Given task:
Each line from the top of the listing through the one holding "-3.23, -2.96, -3.0];" should be restated word for word, with nothing added and no pictures.

Provided material:
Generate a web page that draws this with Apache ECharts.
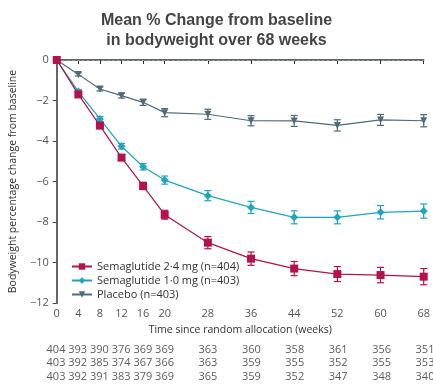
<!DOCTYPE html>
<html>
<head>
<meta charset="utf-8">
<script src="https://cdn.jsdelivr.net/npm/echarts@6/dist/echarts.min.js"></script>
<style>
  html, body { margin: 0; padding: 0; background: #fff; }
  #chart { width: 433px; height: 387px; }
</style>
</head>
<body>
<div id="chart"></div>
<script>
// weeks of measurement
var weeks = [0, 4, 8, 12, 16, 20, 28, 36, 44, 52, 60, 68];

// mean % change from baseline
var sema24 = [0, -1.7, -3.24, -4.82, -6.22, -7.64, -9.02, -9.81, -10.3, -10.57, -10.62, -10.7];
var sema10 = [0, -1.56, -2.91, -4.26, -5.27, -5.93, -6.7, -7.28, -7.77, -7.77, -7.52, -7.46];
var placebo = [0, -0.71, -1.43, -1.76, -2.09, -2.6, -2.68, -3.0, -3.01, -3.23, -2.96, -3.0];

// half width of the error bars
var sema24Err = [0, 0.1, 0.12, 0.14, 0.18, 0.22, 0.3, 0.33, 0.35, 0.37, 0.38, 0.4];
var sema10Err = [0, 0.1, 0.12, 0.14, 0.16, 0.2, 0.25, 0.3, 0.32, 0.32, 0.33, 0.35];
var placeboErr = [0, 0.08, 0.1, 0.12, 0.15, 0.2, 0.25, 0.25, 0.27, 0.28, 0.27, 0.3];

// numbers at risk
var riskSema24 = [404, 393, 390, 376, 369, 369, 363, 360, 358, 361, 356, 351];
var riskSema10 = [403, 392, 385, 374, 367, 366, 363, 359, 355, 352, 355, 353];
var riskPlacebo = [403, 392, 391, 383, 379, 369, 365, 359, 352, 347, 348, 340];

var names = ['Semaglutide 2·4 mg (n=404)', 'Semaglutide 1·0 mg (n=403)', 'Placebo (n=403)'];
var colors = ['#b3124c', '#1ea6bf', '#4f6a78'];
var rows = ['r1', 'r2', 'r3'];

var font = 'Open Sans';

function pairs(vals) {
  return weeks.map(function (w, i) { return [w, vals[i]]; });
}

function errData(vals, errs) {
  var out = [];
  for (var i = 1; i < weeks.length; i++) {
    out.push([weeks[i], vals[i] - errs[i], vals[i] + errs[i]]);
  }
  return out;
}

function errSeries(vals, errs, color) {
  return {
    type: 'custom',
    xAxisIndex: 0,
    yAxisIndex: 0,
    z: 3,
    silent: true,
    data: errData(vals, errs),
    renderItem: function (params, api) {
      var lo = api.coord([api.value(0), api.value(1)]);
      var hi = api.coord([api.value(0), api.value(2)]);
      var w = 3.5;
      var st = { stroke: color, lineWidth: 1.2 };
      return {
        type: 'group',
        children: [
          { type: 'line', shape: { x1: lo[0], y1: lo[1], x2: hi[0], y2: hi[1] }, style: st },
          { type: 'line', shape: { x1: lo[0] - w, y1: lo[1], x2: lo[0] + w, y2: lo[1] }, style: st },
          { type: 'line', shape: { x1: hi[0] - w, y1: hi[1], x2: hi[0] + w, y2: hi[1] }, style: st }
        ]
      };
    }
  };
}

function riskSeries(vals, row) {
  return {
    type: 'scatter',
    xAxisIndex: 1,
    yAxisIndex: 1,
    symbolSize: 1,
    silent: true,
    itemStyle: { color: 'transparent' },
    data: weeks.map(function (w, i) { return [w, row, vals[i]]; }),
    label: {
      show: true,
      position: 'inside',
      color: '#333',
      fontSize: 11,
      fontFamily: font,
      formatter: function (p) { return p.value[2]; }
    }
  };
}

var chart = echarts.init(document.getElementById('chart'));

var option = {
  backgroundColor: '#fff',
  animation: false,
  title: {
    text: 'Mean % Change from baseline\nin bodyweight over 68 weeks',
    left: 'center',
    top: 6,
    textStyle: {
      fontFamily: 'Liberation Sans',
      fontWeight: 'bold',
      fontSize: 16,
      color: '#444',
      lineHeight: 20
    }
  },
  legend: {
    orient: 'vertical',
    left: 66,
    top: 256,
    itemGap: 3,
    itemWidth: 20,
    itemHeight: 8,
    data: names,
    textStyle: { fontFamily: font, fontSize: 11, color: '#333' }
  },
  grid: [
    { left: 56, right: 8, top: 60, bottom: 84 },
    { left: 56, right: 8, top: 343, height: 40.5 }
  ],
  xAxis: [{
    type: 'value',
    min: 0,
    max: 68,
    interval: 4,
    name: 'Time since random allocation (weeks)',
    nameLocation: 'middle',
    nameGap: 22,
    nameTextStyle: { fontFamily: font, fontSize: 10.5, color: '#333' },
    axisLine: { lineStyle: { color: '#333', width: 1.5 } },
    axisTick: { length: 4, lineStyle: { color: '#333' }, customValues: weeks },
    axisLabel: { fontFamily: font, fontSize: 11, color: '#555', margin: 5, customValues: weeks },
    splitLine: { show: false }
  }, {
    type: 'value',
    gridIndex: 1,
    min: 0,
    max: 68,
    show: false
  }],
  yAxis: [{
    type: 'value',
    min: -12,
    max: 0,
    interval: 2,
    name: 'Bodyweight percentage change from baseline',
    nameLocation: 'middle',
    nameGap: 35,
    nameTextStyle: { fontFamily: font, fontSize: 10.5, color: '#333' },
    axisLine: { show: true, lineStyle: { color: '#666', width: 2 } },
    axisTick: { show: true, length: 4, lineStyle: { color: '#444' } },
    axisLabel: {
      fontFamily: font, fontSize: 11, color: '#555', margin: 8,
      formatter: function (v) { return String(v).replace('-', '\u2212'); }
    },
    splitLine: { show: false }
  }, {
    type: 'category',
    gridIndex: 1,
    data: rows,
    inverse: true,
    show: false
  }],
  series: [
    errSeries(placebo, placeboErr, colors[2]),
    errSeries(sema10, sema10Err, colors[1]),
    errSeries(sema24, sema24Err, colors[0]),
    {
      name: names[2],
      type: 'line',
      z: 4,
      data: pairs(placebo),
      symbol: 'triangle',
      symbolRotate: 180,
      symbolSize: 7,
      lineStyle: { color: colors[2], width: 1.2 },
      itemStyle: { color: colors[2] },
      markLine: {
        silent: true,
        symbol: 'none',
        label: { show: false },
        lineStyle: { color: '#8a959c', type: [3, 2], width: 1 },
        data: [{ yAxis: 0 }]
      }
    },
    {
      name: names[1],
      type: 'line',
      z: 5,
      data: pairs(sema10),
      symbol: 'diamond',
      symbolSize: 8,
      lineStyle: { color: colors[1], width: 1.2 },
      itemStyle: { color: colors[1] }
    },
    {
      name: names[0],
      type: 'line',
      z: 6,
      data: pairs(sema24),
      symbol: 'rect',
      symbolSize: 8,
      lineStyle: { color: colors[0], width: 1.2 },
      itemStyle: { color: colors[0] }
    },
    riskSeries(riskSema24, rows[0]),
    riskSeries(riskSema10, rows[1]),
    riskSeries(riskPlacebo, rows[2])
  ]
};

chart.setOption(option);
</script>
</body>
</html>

Completed exercise:
Generate a web page that draws this with Apache ECharts.
<!DOCTYPE html>
<html>
<head>
<meta charset="utf-8">
<script src="https://cdn.jsdelivr.net/npm/echarts@6/dist/echarts.min.js"></script>
<style>
  html, body { margin: 0; padding: 0; background: #fff; }
  #chart { width: 433px; height: 387px; }
</style>
</head>
<body>
<div id="chart"></div>
<script>
// weeks of measurement
var weeks = [0, 4, 8, 12, 16, 20, 28, 36, 44, 52, 60, 68];

// mean % change from baseline
var sema24 = [0, -1.7, -3.24, -4.82, -6.22, -7.64, -9.02, -9.81, -10.3, -10.57, -10.62, -10.7];
var sema10 = [0, -1.56, -2.91, -4.26, -5.27, -5.93, -6.7, -7.28, -7.77, -7.77, -7.52, -7.46];
var placebo = [0, -0.71, -1.43, -1.76, -2.09, -2.6, -2.68, -3.0, -3.01, -3.23, -2.96, -3.0];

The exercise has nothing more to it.